Time to see what the planet is up to these days according to The Official Data.
Oceans And Ice
1. Arctic Sea Ice. After a record low last year, the arctic ice cap recovered with record growth that left it with only the 7th-lowest minimum ever. But that’s still historically low, so was it just an example of “two steps down, one step up”? Maybe, though the rebound was so high that it rivaled recent recovery years after the previous 2007 record low; in other words, it was more like “two steps down, two steps back up.” But the fall refreeze is stating to fall behind 2008, so we’ll have to see if the northern hemisphere can keep out of its new lower range or not. If not, then YES the arctic still looks like it’s melting.
2. Antarctic Sea Ice. Meanwhile, the southern ice cap continues to refuse to melt. Depending on which data you look at, this year’s maximum was either the highest or third-highest ever, the second year in a row of record or near-record ice levels. NO, the Antarctic sea ice still shows no evidence – indeed, the exact opposite – of a warming planet.
4. US Heat. The United States is on track to have its 28th warmest year ever – up from 40th through June. That still doesn’t sound very scary, although after last year’s record high it’s still pretty high for a low year, and if you draw a line across the high years from the 1980’s and the low years from the 1980’s they both look like they’re going up. YES the US looks like a warming country.

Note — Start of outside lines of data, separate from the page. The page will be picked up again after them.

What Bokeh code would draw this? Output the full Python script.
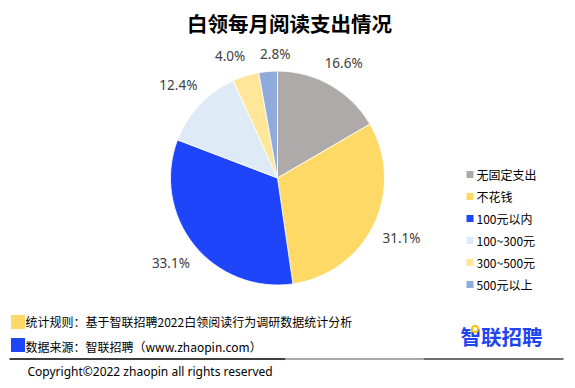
import numpy as np
from bokeh.plotting import figure
from bokeh.models import Range1d, ColumnDataSource
from bokeh.core.properties import value
from bokeh.embed import file_html
from bokeh.resources import INLINE

# ---- data ----
categories = ["无固定支出", "不花钱", "100元以内", "100~300元", "300~500元", "500元以上"]
shares = [16.6, 31.1, 33.1, 12.4, 4.0, 2.8]
colors = ["#AEAAAA", "#FFD966", "#1F45FA", "#DEEBF7", "#FFE699", "#8FAADC"]
title = "白领每月阅读支出情况"
note_rule = "统计规则：基于智联招聘2022白领阅读行为调研数据统计分析"
note_source = "数据来源：智联招聘（www.zhaopin.com）"
copyright_text = "Copyright©2022 zhaopin all rights reserved"
logo_text = "智联招聘"

W, H = 575, 388
CJK = value("Noto Sans CJK SC")
LAT = value("Noto Sans")

p = figure(width=W, height=H, output_backend="svg", toolbar_location=None,
           x_range=Range1d(0, W), y_range=Range1d(0, H), min_border=0)
p.axis.visible = False
p.grid.visible = False
p.outline_line_color = None
p.background_fill_color = "white"

def Y(py):
    return H - py

# ---- pie ----
cx, cy, r = 277.0, Y(177.5), 107.0
vals = np.array(shares, dtype=float)
frac = vals / vals.sum()
cum = np.cumsum(frac)
start = np.pi / 2 - (cum - frac) * 2 * np.pi
end = np.pi / 2 - cum * 2 * np.pi
src = ColumnDataSource(dict(start=start, end=end, color=colors))
p.wedge(x=cx, y=cy, radius=r, start_angle="start", end_angle="end",
        direction="clock", fill_color="color", line_color="white",
        line_width=0.8, source=src)

# labels placed outside, with simple collision avoidance
lw, lh = 39.0, 14.0
ang = (cum - frac / 2) * 360.0  # clockwise from top, degrees

def place(a_deg):
    t = np.deg2rad(90.0 - a_deg)
    dx, dy = np.cos(t), np.sin(t)
    support = np.abs(dx) * lw / 2 + np.abs(dy) * lh / 2
    dist = r + 10 + support
    return cx + dx * dist, cy + dy * dist

n = len(shares)
for _ in range(400):
    moved = False
    lx, ly = place(ang)
    for i in range(n):
        j = (i + 1) % n
        if abs(lx[i] - lx[j]) < lw + 6 and abs(ly[i] - ly[j]) < lh + 2:
            ang[i] -= 0.25
            ang[j] += 0.25
            moved = True
    if not moved:
        break
lx, ly = place(ang)
labels = [f"{v:.1f}%" for v in shares]
p.text(x=lx, y=ly, text=labels, text_font=LAT, text_font_size="13.5px",
       text_color="#404040", text_align="center", text_baseline="middle")

# ---- title ----
p.text(x=[289], y=[Y(22)], text=[title], text_font=CJK, text_font_size="20.5px",
       text_font_style="bold", text_color="#000000",
       text_align="center", text_baseline="middle")

# ---- legend ----
idx = np.arange(len(categories))
leg_y = Y(174) - idx * 22
p.rect(x=469.5, y=leg_y, width=7, height=7, fill_color=colors, line_color=None)
p.text(x=476, y=leg_y, text=categories, text_font=CJK, text_font_size="12px",
       text_color="#000000", text_align="left", text_baseline="middle")

# ---- notes ----
p.rect(x=[17.5, 17.5], y=[Y(321.5), Y(344.5)], width=14, height=14,
       fill_color=[colors[1], colors[2]], line_color=None)
p.text(x=[25, 25], y=[Y(320.5), Y(346)], text=[note_rule, note_source],
       text_font=CJK, text_font_size="12px", text_color="#000000",
       text_align="left", text_baseline="middle")

# ---- separator line ----
p.line(x=[9, 285], y=[Y(358.5), Y(358.5)], line_color="#000000", line_width=1.5)
p.line(x=[285, 423], y=[Y(358.5), Y(358.5)], line_color="#8C8C8C", line_width=1.5)
p.line(x=[423, 563], y=[Y(358.5), Y(358.5)], line_color="#404040", line_width=1.5)

# ---- copyright ----
p.text(x=[27], y=[Y(371)], text=[copyright_text], text_font=LAT,
       text_font_size="12px", text_color="#000000", text_align="left",
       text_baseline="middle")

# ---- logo ----
p.text(x=[460], y=[Y(335)], text=[logo_text], text_font=CJK,
       text_font_size="20.5px", text_font_style="bold", text_color="#1F45F0",
       text_align="left", text_baseline="middle")
p.scatter(x=[474.5], y=[Y(328.5)], size=6, marker="circle",
          fill_color="white", line_color="#FFC000", line_width=1.8)

open("out.html", "w").write(file_html(p, INLINE))
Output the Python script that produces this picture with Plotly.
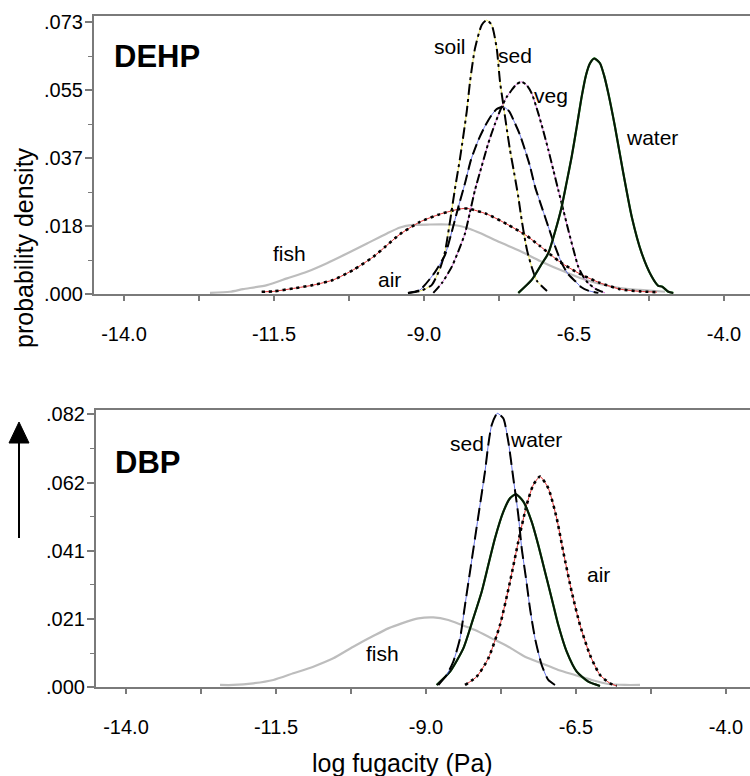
import plotly.graph_objects as go

# ---------------- DATA ----------------
# Top panel: DEHP
dehp_water_x = [-7.428, -7.205, -7.05, -6.928, -6.817, -6.705, -6.622, -6.538, -6.455, -6.372, -6.3, -6.233,
                -6.162, -6.067, -6.0, -5.928, -5.817, -5.678, -5.538, -5.372, -5.205, -5.095, -5.033, -4.928, -4.845]
dehp_water_y = [0.0003, 0.0038, 0.0078, 0.0110, 0.0167, 0.0235, 0.0301, 0.0370, 0.0449, 0.0531, 0.0589, 0.0621,
                0.0634, 0.0621, 0.0589, 0.0540, 0.0450, 0.0325, 0.0208, 0.0110, 0.0047, 0.0022, 0.0020, 0.0006, 0.0003]

dehp_soil_x = [-9.267, -9.067, -8.872, -8.733, -8.65, -8.567, -8.483, -8.4, -8.288, -8.233, -8.15, -8.038, -7.955,
               -7.872, -7.788, -7.733, -7.678, -7.617, -7.567, -7.5, -7.433, -7.367, -7.283, -7.2, -7.117, -6.95]
dehp_soil_y = [0.0003, 0.0008, 0.0024, 0.0069, 0.0114, 0.0195, 0.0284, 0.0365, 0.0491, 0.0571, 0.0661, 0.0724, 0.0737,
               0.0724, 0.0661, 0.0571, 0.0509, 0.0441, 0.0388, 0.0328, 0.0266, 0.0194, 0.0118, 0.0070, 0.0035, 0.0008]

dehp_sed_x = [-9.267, -9.067, -8.817, -8.65, -8.538, -8.433, -8.317, -8.217, -8.095, -7.983, -7.872, -7.783, -7.678,
              -7.583, -7.483, -7.4, -7.317, -7.233, -7.15, -7.05, -6.928, -6.817, -6.705, -6.6, -6.483, -6.383, -6.262, -6.095]
dehp_sed_y = [0.0003, 0.0011, 0.0059, 0.0105, 0.0167, 0.0231, 0.0298, 0.0361, 0.0414, 0.0452, 0.0482, 0.0498, 0.0504,
              0.0492, 0.0459, 0.0428, 0.0388, 0.0344, 0.0289, 0.0240, 0.0181, 0.0129, 0.0083, 0.0054, 0.0035, 0.0019, 0.0009, 0.0003]

dehp_veg_x = [-8.845, -8.7, -8.538, -8.433, -8.317, -8.233, -8.15, -8.038, -7.928, -7.817, -7.705, -7.622, -7.538, -7.455,
              -7.372, -7.288, -7.205, -7.095, -7.012, -6.928, -6.845, -6.762, -6.678, -6.595, -6.512, -6.428, -6.35, -6.262,
              -6.133, -5.983]
dehp_veg_y = [0.0003, 0.0030, 0.0073, 0.0113, 0.0163, 0.0221, 0.0280, 0.0344, 0.0406, 0.0458, 0.0504, 0.0530, 0.0549, 0.0565,
              0.0571, 0.0562, 0.0540, 0.0486, 0.0439, 0.0388, 0.0334, 0.0280, 0.0226, 0.0172, 0.0121, 0.0073, 0.0048, 0.0029,
              0.0013, 0.0003]

dehp_air_x = [-11.705, -11.512, -11.178, -10.845, -10.512, -10.178, -9.845, -9.633, -9.4, -9.067, -8.733, -8.4, -8.267,
              -7.95, -7.617, -7.283, -7.067, -6.733, -6.4, -6.067, -5.733, -5.4, -5.117]
dehp_air_y = [0.0006, 0.0007, 0.0015, 0.0024, 0.0038, 0.0065, 0.0100, 0.0129, 0.0161, 0.0194, 0.0215, 0.0229, 0.0230,
              0.0215, 0.0188, 0.0156, 0.0129, 0.0086, 0.0054, 0.0030, 0.0013, 0.0007, 0.0005]

dehp_fish_x = [-12.567, -12.233, -12.017, -11.617, -11.283, -10.95, -10.617, -10.283, -9.95, -9.617, -9.4, -9.183, -8.9,
               -8.617, -8.4, -8.233, -8.067, -7.733, -7.4, -7.067, -6.733, -6.4, -6.067, -5.733, -5.4, -4.983]
dehp_fish_y = [0.0003, 0.0006, 0.0013, 0.0024, 0.0042, 0.0060, 0.0083, 0.0109, 0.0136, 0.0163, 0.0179, 0.0186, 0.0187,
               0.0187, 0.0183, 0.0175, 0.0164, 0.0139, 0.0116, 0.0089, 0.0065, 0.0043, 0.0027, 0.0016, 0.0011, 0.0006]

# Bottom panel: DBP
dbp_sed_x = [-8.795, -8.655, -8.545, -8.433, -8.35, -8.267, -8.183, -8.1, -8.017, -7.962, -7.905, -7.812, -7.712, -7.628,
             -7.545, -7.462, -7.405, -7.333, -7.267, -7.183, -7.072, -6.962, -6.85]
dbp_sed_y = [0.0007, 0.0037, 0.0077, 0.0147, 0.0247, 0.0347, 0.0448, 0.0548, 0.0648, 0.0728, 0.0788, 0.0823, 0.0808, 0.0738,
             0.0628, 0.0518, 0.0418, 0.0327, 0.0237, 0.0147, 0.0067, 0.0022, 0.0007]

dbp_water_x = [-8.822, -8.6, -8.378, -8.212, -8.072, -7.962, -7.85, -7.712, -7.6, -7.5, -7.378, -7.238, -7.128, -7.017,
               -6.905, -6.795, -6.655, -6.488, -6.295, -6.1]
dbp_water_y = [0.0007, 0.0047, 0.0117, 0.0207, 0.0287, 0.0367, 0.0448, 0.0527, 0.0568, 0.0580, 0.0558, 0.0497, 0.0427, 0.0347,
               0.0267, 0.0187, 0.0107, 0.0047, 0.0017, 0.0004]

dbp_air_x = [-8.35, -8.155, -7.962, -7.767, -7.6, -7.462, -7.322, -7.212, -7.1, -6.962, -6.822, -6.712, -6.572, -6.433,
             -6.267, -6.1, -5.933, -5.822]
dbp_air_y = [0.0007, 0.0032, 0.0087, 0.0187, 0.0317, 0.0437, 0.0548, 0.0608, 0.0633, 0.0598, 0.0508, 0.0407, 0.0287, 0.0187,
             0.0097, 0.0037, 0.0012, 0.0004]

dbp_fish_x = [-12.433, -12.212, -11.878, -11.545, -11.212, -10.878, -10.545, -10.212, -9.85, -9.628, -9.405, -9.128, -8.878,
              -8.628, -8.405, -8.183, -7.905, -7.628, -7.35, -7.072, -6.795, -6.517, -6.238, -5.962, -5.683, -5.433]
dbp_fish_y = [0.0007, 0.0007, 0.0012, 0.0022, 0.0042, 0.0062, 0.0087, 0.0122, 0.0157, 0.0177, 0.0192, 0.0207, 0.0210,
              0.0202, 0.0187, 0.0172, 0.0147, 0.0122, 0.0092, 0.0072, 0.0052, 0.0037, 0.0022, 0.0010, 0.0007, 0.0007]

x_tickvals = [-14.0, -11.5, -9.0, -6.5, -4.0]
x_ticktext = ["-14.0", "-11.5", "-9.0", "-6.5", "-4.0"]
top_tickvals = [0.0, 0.0183, 0.0366, 0.0549, 0.0732]
top_ticktext = [".000", ".018", ".037", ".055", ".073"]
bot_tickvals = [0.0, 0.0205, 0.041, 0.0615, 0.082]
bot_ticktext = [".000", ".021", ".041", ".062", ".082"]

dehp_labels = [("soil", -8.567, 0.0667), ("sed", -7.483, 0.0643), ("veg", -6.878, 0.0535),
               ("water", -5.2, 0.0420), ("fish", -11.25, 0.0108), ("air", -9.567, 0.0038)]
dbp_labels = [("sed", -8.317, 0.0731), ("water", -7.17, 0.0743), ("air", -6.128, 0.0340),
              ("fish", -9.717, 0.0101)]

# ---------------- FIGURE ----------------
W, H = 750, 776
FONT = "Liberation Sans, Arial, sans-serif"
AX_COL = "#7a7a7a"

fig = go.Figure()


def add_curve(x, y, xa, ya, dash, tint, main="black", width=2.0, tint_width=0.8):
    if tint is not None:
        fig.add_trace(go.Scatter(x=x, y=y, xaxis=xa, yaxis=ya, mode="lines",
                                 line=dict(color=tint, width=tint_width, shape="spline", smoothing=0.6),
                                 hoverinfo="skip", showlegend=False))
    fig.add_trace(go.Scatter(x=x, y=y, xaxis=xa, yaxis=ya, mode="lines",
                             line=dict(color=main, width=width, dash=dash, shape="spline", smoothing=0.6),
                             showlegend=False))


# DEHP panel (x, y)
add_curve(dehp_fish_x, dehp_fish_y, "x", "y", "solid", None, main="#bdbdbd", width=2.2)
add_curve(dehp_air_x, dehp_air_y, "x", "y", "3px,4px", "#e03030", width=2.6, tint_width=1.0)
add_curve(dehp_soil_x, dehp_soil_y, "x", "y", "11px,4px,3px,4px", "#e8e040")
add_curve(dehp_sed_x, dehp_sed_y, "x", "y", "11px,5px", "#4050e0")
add_curve(dehp_veg_x, dehp_veg_y, "x", "y", "9px,3px,3px,3px,3px,3px", "#d050d0")
add_curve(dehp_water_x, dehp_water_y, "x", "y", "solid", "#20a020", main="#0a140a", width=2.0, tint_width=2.2)

# DBP panel (x2, y2)
add_curve(dbp_fish_x, dbp_fish_y, "x2", "y2", "solid", None, main="#bdbdbd", width=2.2)
add_curve(dbp_air_x, dbp_air_y, "x2", "y2", "3px,4px", "#e03030", width=2.6, tint_width=1.0)
add_curve(dbp_water_x, dbp_water_y, "x2", "y2", "solid", "#20a020", main="#0a140a", width=2.0, tint_width=2.2)
add_curve(dbp_sed_x, dbp_sed_y, "x2", "y2", "13px,6px", "#4050e0")

annotations = []
for t, x, y in dehp_labels:
    annotations.append(dict(text=t, x=x, y=y, xref="x", yref="y", showarrow=False,
                            xanchor="center", yanchor="middle",
                            font=dict(family=FONT, size=21, color="black")))
for t, x, y in dbp_labels:
    annotations.append(dict(text=t, x=x, y=y, xref="x2", yref="y2", showarrow=False,
                            xanchor="center", yanchor="middle",
                            font=dict(family=FONT, size=21, color="black")))

paper_txt = [
    ("<b>DEHP</b>", 157, 57, 31, 0),
    ("<b>DBP</b>", 147.5, 462, 31, 0),
    ("log fugacity (Pa)", 402, 763, 25, 0),
    ("probability density", 24, 248, 25, -90),
]
for t, px, py, sz, ang in paper_txt:
    annotations.append(dict(text=t, x=px / W, y=1 - py / H, xref="paper", yref="paper", showarrow=False,
                            xanchor="center", yanchor="middle", textangle=ang,
                            font=dict(family=FONT, size=sz, color="black")))

shapes = [
    dict(type="line", xref="paper", yref="paper", x0=19 / W, x1=19 / W, y0=1 - 538 / H, y1=1 - 440 / H,
         line=dict(color="black", width=2)),
    dict(type="path", xref="paper", yref="paper",
         path=f"M {9 / W} {1 - 443 / H} L {29 / W} {1 - 443 / H} L {19 / W} {1 - 422 / H} Z",
         fillcolor="black", line=dict(color="black", width=1)),
]


def xaxis_cfg(domain, rng, anchor):
    return dict(domain=domain, range=rng, anchor=anchor, showline=True, mirror=True, linecolor=AX_COL, linewidth=2,
                showgrid=False, zeroline=False, tickmode="array", tickvals=x_tickvals, ticktext=x_ticktext,
                ticks="outside", ticklen=5, tickcolor=AX_COL, tickwidth=1.5, ticklabelstandoff=16,
                minor=dict(tickmode="linear", tick0=-14.0, dtick=1.25, ticks="outside", ticklen=5,
                           tickcolor=AX_COL, tickwidth=1.5, showgrid=False),
                tickfont=dict(family=FONT, size=20, color="black"), automargin=False, fixedrange=True)


def yaxis_cfg(domain, rng, anchor, tv, tt):
    return dict(domain=domain, range=rng, anchor=anchor, showline=True, mirror=False, linecolor=AX_COL, linewidth=2,
                showgrid=False, zeroline=False, tickmode="array", tickvals=tv, ticktext=tt,
                ticks="outside", ticklen=7, tickcolor=AX_COL, tickwidth=1.5, ticklabelstandoff=-2,
                minor=dict(tickmode="linear", tick0=0, dtick=tv[1] / 2, ticks="outside", ticklen=4,
                           tickcolor=AX_COL, tickwidth=1.2, showgrid=False),
                tickfont=dict(family=FONT, size=20, color="black"), automargin=False, fixedrange=True)


fig.update_layout(
    width=W, height=H,
    margin=dict(l=0, r=0, t=0, b=0),
    paper_bgcolor="white", plot_bgcolor="white",
    showlegend=False,
    xaxis=xaxis_cfg([94 / W, 1.0], [-14.5, -14.0 + 626 / 60], "y"),
    yaxis=yaxis_cfg([1 - 294 / H, 1 - 16 / H], [0, 0.074815], "x", top_tickvals, top_ticktext),
    xaxis2=xaxis_cfg([96 / W, 1.0], [-14.5, -14.0 + 624 / 60], "y2"),
    yaxis2=yaxis_cfg([1 - 687.3 / H, 1 - 410 / H], [0, 0.0833], "x2", bot_tickvals, bot_ticktext),
    annotations=annotations,
    shapes=shapes,
)

fig.write_html("out.html")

5. World Heat. The global data, however, remains ambiguous. The year 2013 has bumped up from seventh-warmest in June to sixth-warmest through September, but I’m still seeing a pretty straight line since the late 1990’s, or NO rise in global temperatures for 15+ years.
6. Drought. US drought has improved further since the summer, especially in the more extreme categories. 2013 still looks like a pretty bad year, though, continuing the trend of the last 2-3 years, though I’m pretty sure we are still nowhere near the extreme historical drought years of the 1930’s.
Three months ago, the “West” region was on track for a record dry year and the “Upper Midwest” was on track for a record wet year, possibly suggesting an increase in extremes. Since then, however, the regions have fallen to second-dryest and eleventh-wettest, respectively, possibly suggesting that the shorter trends were just noise in a mass of data.
7. Tornadoes. US tornadoes appear to be on track for a record low year, which is remarkable considering the likely poorer detection of such events in the past. As you might expect, the statistics on the stronger F3+ tornadoes show no increase, either. NO things are not getting worse with tornadoes.
8. Wildfires. Despite the headlines, US 2013 wildfire data is little changed since the summer, with the year still on pace for the lowest number of wildfires and second-lowest number of acres in the last 10 years. With the season winding down we are likely on pace for a pretty uneventful year; we’ll look at the long-term data in January.
9. Atlantic Hurricane Season. This year is turning out to be quite a dud, with only 2 named hurricanes so far, neither of them major, and only a month or so of declining activity left to go.
10. Pacific Hurricane Season. The Pacific has had quite a bit more action, with eight hurricanes and and eleven typhoons. I’m not as familiar with this side of the planet yet, but it doesn’t look like we’re breaking any records this year, though I’m not sure yet about long-term trends.
So far in 2013, the Arctic and Antarctic ice levels both look very good, though the long-term trend in the Arctic is still very bad. Things still do not seem to be getting worse with global temperatures, US tornadoes, or hurricanes in the oceans. In January we’ll look at the entire year of 2013 and give an update to the highly anticipated Global Alarm Bell (GAB) Index!